**Exercise instructions**
From the listing below, pull each line that includes "this".

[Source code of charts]
+---+
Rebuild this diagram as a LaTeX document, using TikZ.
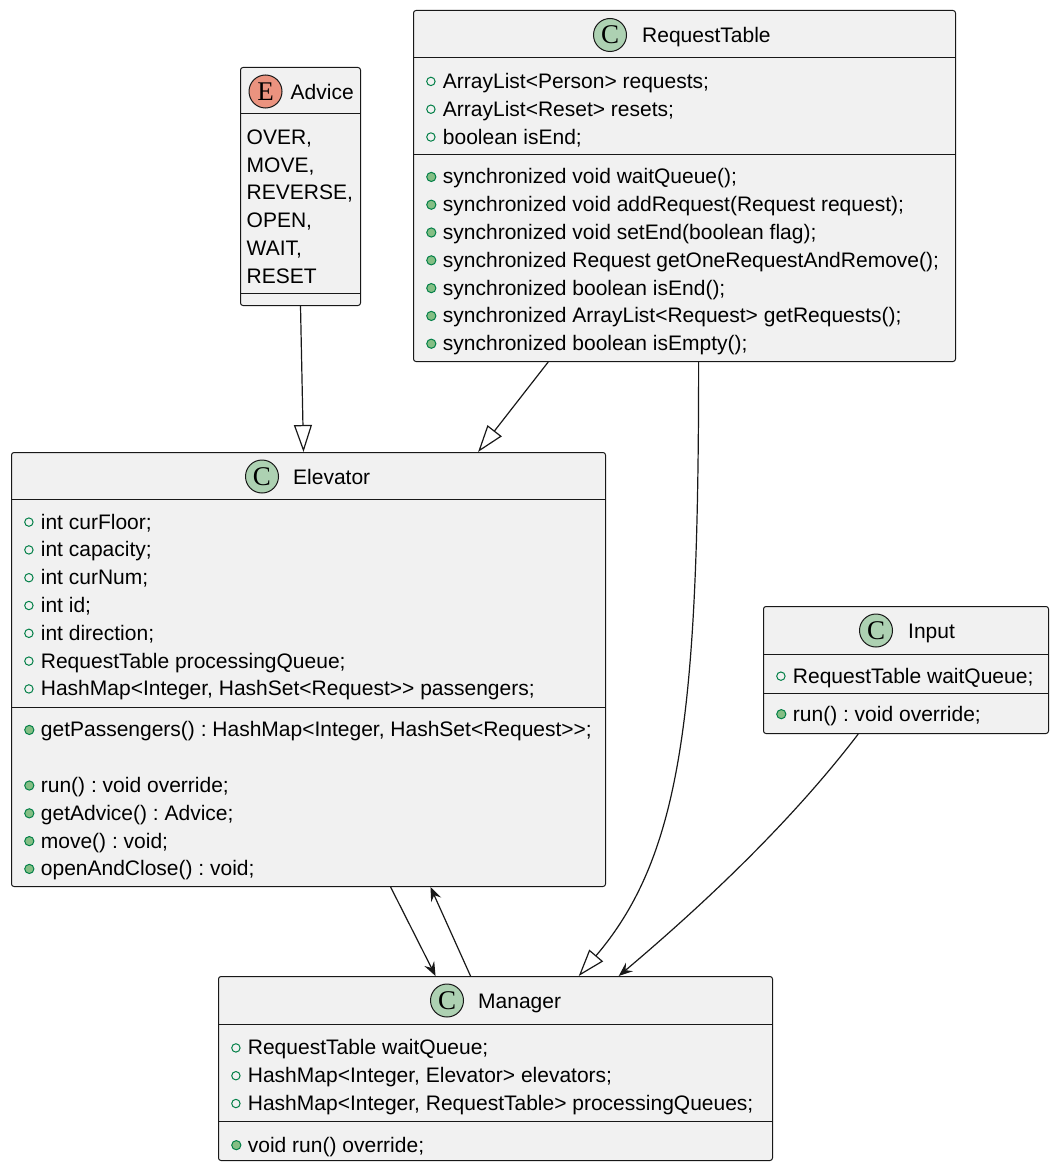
\documentclass[tikz,border=0pt]{standalone}
\usepackage{fontspec}
\setmainfont{Liberation Sans}
\newfontfamily\iconfont{Liberation Serif}
\usepackage{tikz}
\usetikzlibrary{arrows.meta,positioning,calc}
\definecolor{boxbg}{HTML}{F1F1F1}
\definecolor{boxline}{HTML}{181818}
\definecolor{cgreen}{HTML}{ADD1B2}
\definecolor{esalmon}{HTML}{EB937F}
\definecolor{visline}{HTML}{038048}
\definecolor{visfill}{HTML}{84BE84}
\frenchspacing
\newcommand{\fld}{\tikz[baseline={(0pt,-7pt)}]\draw[visline, line width=1pt] (0pt,0pt) circle (4.2pt);\hspace{7.3pt}}
\newcommand{\mth}{\tikz[baseline={(0pt,-7pt)}]\draw[visline, fill=visfill, line width=1pt] (0pt,0pt) circle (4.6pt);\hspace{6.5pt}}
\tikzstyle{classbox} = [rectangle, rounded corners=2.5pt, draw=boxline, fill=boxbg, line width=1pt, inner sep=0pt, anchor=north west]
\tikzstyle{sepline} = [draw=boxline, line width=1pt]
\tikzstyle{classmark} = [circle, draw=boxline, fill=cgreen, line width=1pt, minimum size=33pt, inner sep=0pt, font=\iconfont\fontsize{27}{27}\selectfont]
\tikzstyle{enummark} = [classmark, fill=esalmon]
\tikzstyle{classname} = [inner sep=0pt, text height=16pt, text depth=0pt, font=\fontsize{21}{25}\selectfont]
\tikzstyle{members} = [anchor=north west, inner sep=0pt, align=left, font=\fontsize{21}{27.8}\selectfont, execute at begin node=\strut]
\tikzstyle{inherit} = [draw=boxline, line width=1.2pt, -{Triangle[open, length=27pt, width=18pt]}]
\tikzstyle{assoc} = [draw=boxline, line width=1.2pt, -{Stealth[length=14pt, width=11pt, inset=5pt]}]

\begin{document}
\begin{tikzpicture}[x=1pt, y=-1pt]
\useasboundingbox (0,0) rectangle (1057,1169);

% classes =============================

% Advice
\node[classbox, minimum width=120pt, minimum height=238pt] (adv) at (240,67) {};
\draw[sepline] ([yshift=-47pt]adv.north west) -- ([yshift=-47pt]adv.north east);
\draw[sepline] ([yshift=-226pt]adv.north west) -- ([yshift=-226pt]adv.north east);
\node[enummark] (advicon) at (265.5,91.5) {E};
\node[classname, right=8pt of advicon] (advname) {Advice};
\node[members] (advval) at (246.5,129.5) {OVER,\\ MOVE,\\ REVERSE,\\ OPEN,\\ WAIT,\\ RESET};

% RequestTable
\node[classbox, minimum width=542pt, minimum height=351pt] (req) at (413,10) {};
\draw[sepline] ([yshift=-47.5pt]req.north west) -- ([yshift=-47.5pt]req.north east);
\draw[sepline] ([yshift=-145pt]req.north west) -- ([yshift=-145pt]req.north east);
\node[classmark] (reqicon) at (610,35) {C};
\node[classname, right=15pt of reqicon] (reqname) {RequestTable};
\node[members] (reqfld) at (426,73) {\fld ArrayList<Person> requests;\\ \fld ArrayList<Reset> resets;\\ \fld boolean isEnd;};
\node[members] (reqmth) at (426,168.5) {\mth synchronized void waitQueue();\\ \mth synchronized void addRequest(Request request);\\ \mth synchronized void setEnd(boolean flag);\\ \mth synchronized Request getOneRequestAndRemove();\\ \mth synchronized boolean isEnd();\\ \mth synchronized ArrayList<Request> getRequests();\\ \mth synchronized boolean isEmpty();};

% Elevator
\node[classbox, minimum width=594pt, minimum height=434pt] (elev) at (11,452) {};
\draw[sepline] ([yshift=-47pt]elev.north west) -- ([yshift=-47pt]elev.north east);
\draw[sepline] ([yshift=-255pt]elev.north west) -- ([yshift=-255pt]elev.north east);
\node[classmark] (elevicon) at (262,476.5) {C};
\node[classname, right=14pt of elevicon] (elevname) {Elevator};
\node[members] (elevfld) at (24,513.7) {\fld int curFloor;\\ \fld int capacity;\\ \fld int curNum;\\ \fld int id;\\ \fld int direction;\\ \fld RequestTable processingQueue;\\ \fld HashMap<Integer, HashSet<Request>\kern0pt> passengers;};
\node[members] (elevmth) at (24,721.5) {\mth getPassengers() : HashMap<Integer, HashSet<Request>\kern0pt>;\\ \mbox{}\\ \mth run() : void override;\\ \mth getAdvice() : Advice;\\ \mth move() : void;\\ \mth openAndClose() : void;};

% Input
\node[classbox, minimum width=285pt, minimum height=127pt] (inp) at (763,606) {};
\draw[sepline] ([yshift=-48pt]inp.north west) -- ([yshift=-48pt]inp.north east);
\draw[sepline] ([yshift=-87pt]inp.north west) -- ([yshift=-87pt]inp.north east);
\node[classmark] (inpicon) at (876,630.5) {C};
\node[classname, right=15pt of inpicon] (inpname) {Input};
\node[members] (inpfld) at (776,663.5) {\fld RequestTable waitQueue;};
\node[members] (inpmth) at (776,701.5) {\mth run() : void override;};

% Manager
\node[classbox, minimum width=554pt, minimum height=184pt] (mgr) at (218,976) {};
\draw[sepline] ([yshift=-48pt]mgr.north west) -- ([yshift=-48pt]mgr.north east);
\draw[sepline] ([yshift=-145pt]mgr.north west) -- ([yshift=-145pt]mgr.north east);
\node[classmark] (mgricon) at (447,1000.5) {C};
\node[classname, right=14pt of mgricon] (mgrname) {Manager};
\node[members] (mgrfld) at (231,1039.5) {\fld RequestTable waitQueue;\\ \fld HashMap<Integer, Elevator> elevators;\\ \fld HashMap<Integer, RequestTable> processingQueues;};
\node[members] (mgrmth) at (231,1132.5) {\mth void run() override;};

%edges
\path[inherit] (adv.south) -- ([xshift=3pt]adv.south |- elev.north);
\path[inherit] ($(req.south west)!0.249!(req.south east)$) -- ($(elev.north west)!0.785!(elev.north east)$);
\path[inherit] ($(req.south west)!0.526!(req.south east)$) .. controls +(0,350) and +(103,-121) .. ($(mgr.north west)!0.65!(mgr.north east)$);
\path[assoc] ($(inp.south west)!0.333!(inp.south east)$) .. controls +(-58,76) and +(102,-86) .. ($(mgr.north west)!0.722!(mgr.north east)$);
\path[assoc] ($(elev.south west)!0.638!(elev.south east)$) -- ($(mgr.north west)!0.392!(mgr.north east)$);
\path[assoc] ($(mgr.north west)!0.455!(mgr.north east)$) -- ($(elev.south west)!0.705!(elev.south east)$);

\end{tikzpicture}
\end{document}
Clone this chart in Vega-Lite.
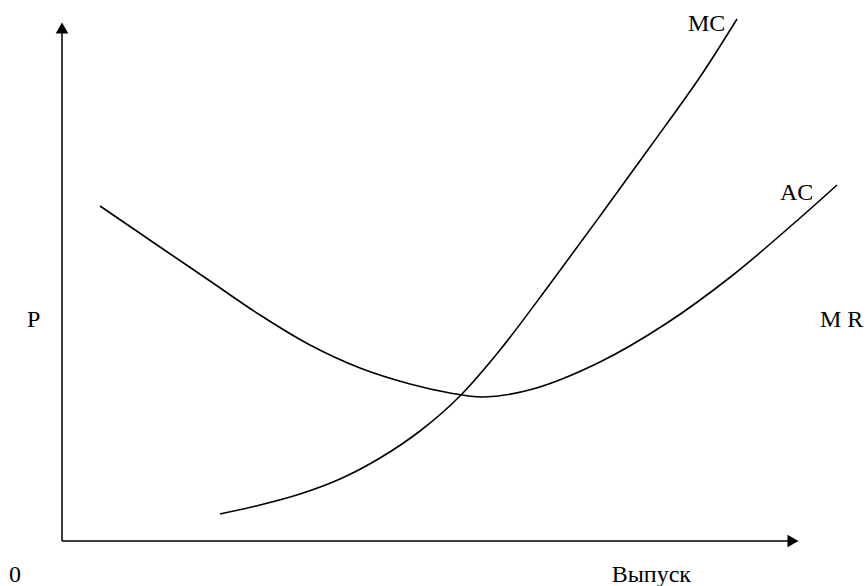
{
  "$schema": "https://vega.github.io/schema/vega-lite/v6.json",
  "width": 867,
  "height": 586,
  "padding": 0,
  "autosize": {"type": "none"},
  "background": "white",
  "config": {"view": {"stroke": null}},
  "datasets": {
    "curves": [
      {"curve": "AC", "q": 100, "p": 206},
      {"curve": "AC", "q": 160, "p": 247},
      {"curve": "AC", "q": 210, "p": 281},
      {"curve": "AC", "q": 260, "p": 315},
      {"curve": "AC", "q": 310, "p": 345},
      {"curve": "AC", "q": 360, "p": 368},
      {"curve": "AC", "q": 410, "p": 384},
      {"curve": "AC", "q": 450, "p": 393},
      {"curve": "AC", "q": 483, "p": 397},
      {"curve": "AC", "q": 533, "p": 389},
      {"curve": "AC", "q": 600, "p": 362},
      {"curve": "AC", "q": 667, "p": 323},
      {"curve": "AC", "q": 733, "p": 275},
      {"curve": "AC", "q": 800, "p": 218},
      {"curve": "AC", "q": 837, "p": 185},
      {"curve": "MC", "q": 220, "p": 514},
      {"curve": "MC", "q": 260, "p": 505},
      {"curve": "MC", "q": 300, "p": 494},
      {"curve": "MC", "q": 340, "p": 479},
      {"curve": "MC", "q": 380, "p": 458},
      {"curve": "MC", "q": 420, "p": 431},
      {"curve": "MC", "q": 459, "p": 397},
      {"curve": "MC", "q": 500, "p": 350},
      {"curve": "MC", "q": 550, "p": 284},
      {"curve": "MC", "q": 600, "p": 216},
      {"curve": "MC", "q": 650, "p": 147},
      {"curve": "MC", "q": 700, "p": 77},
      {"curve": "MC", "q": 737, "p": 19}
    ],
    "axes": [
      {"axis": "P", "x1": 62, "y1": 541, "x2": 62, "y2": 32},
      {"axis": "Q", "x1": 62, "y1": 541, "x2": 790, "y2": 541}
    ],
    "arrows": [
      {"axis": "P", "x": 62, "y": 28, "shape": "triangle-up"},
      {"axis": "Q", "x": 793, "y": 541, "shape": "triangle-right"}
    ],
    "labels": [
      {"text": "MC", "x": 688, "y": 31, "align": "left"},
      {"text": "AC", "x": 780, "y": 200, "align": "left"},
      {"text": "P", "x": 27, "y": 327, "align": "left"},
      {"text": "M R", "x": 820, "y": 327, "align": "left"},
      {"text": "0", "x": 9, "y": 582, "align": "left"},
      {"text": "Выпуск", "x": 691, "y": 582, "align": "right"}
    ]
  },
  "layer": [
    {
      "data": {"name": "axes"},
      "mark": {"type": "rule", "color": "black", "strokeWidth": 1.5},
      "encoding": {
        "x": {"field": "x1", "type": "quantitative", "scale": {"domain": [0, 867], "nice": false, "zero": false}, "axis": null},
        "y": {"field": "y1", "type": "quantitative", "scale": {"domain": [0, 586], "reverse": true, "nice": false, "zero": false}, "axis": null},
        "x2": {"field": "x2"},
        "y2": {"field": "y2"}
      }
    },
    {
      "data": {"name": "arrows"},
      "mark": {"type": "point", "filled": true, "color": "black", "size": 160, "opacity": 1},
      "encoding": {
        "x": {"field": "x", "type": "quantitative"},
        "y": {"field": "y", "type": "quantitative"},
        "shape": {"field": "shape", "type": "nominal", "scale": null, "legend": null}
      }
    },
    {
      "data": {"name": "curves"},
      "mark": {"type": "line", "color": "black", "strokeWidth": 1.6, "interpolate": "catmull-rom"},
      "encoding": {
        "x": {"field": "q", "type": "quantitative"},
        "y": {"field": "p", "type": "quantitative"},
        "detail": {"field": "curve", "type": "nominal"}
      }
    },
    {
      "data": {"name": "labels"},
      "transform": [{"filter": "datum.align == 'left'"}],
      "mark": {"type": "text", "font": "Liberation Serif", "fontSize": 24, "color": "black", "align": "left", "baseline": "alphabetic"},
      "encoding": {
        "x": {"field": "x", "type": "quantitative"},
        "y": {"field": "y", "type": "quantitative"},
        "text": {"field": "text"}
      }
    },
    {
      "data": {"name": "labels"},
      "transform": [{"filter": "datum.align == 'right'"}],
      "mark": {"type": "text", "font": "Liberation Serif", "fontSize": 24, "color": "black", "align": "right", "baseline": "alphabetic"},
      "encoding": {
        "x": {"field": "x", "type": "quantitative"},
        "y": {"field": "y", "type": "quantitative"},
        "text": {"field": "text"}
      }
    }
  ]
}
+---+
**Correct result**
Rebuild this diagram as a LaTeX document, using TikZ.
Clone this chart in Vega-Lite.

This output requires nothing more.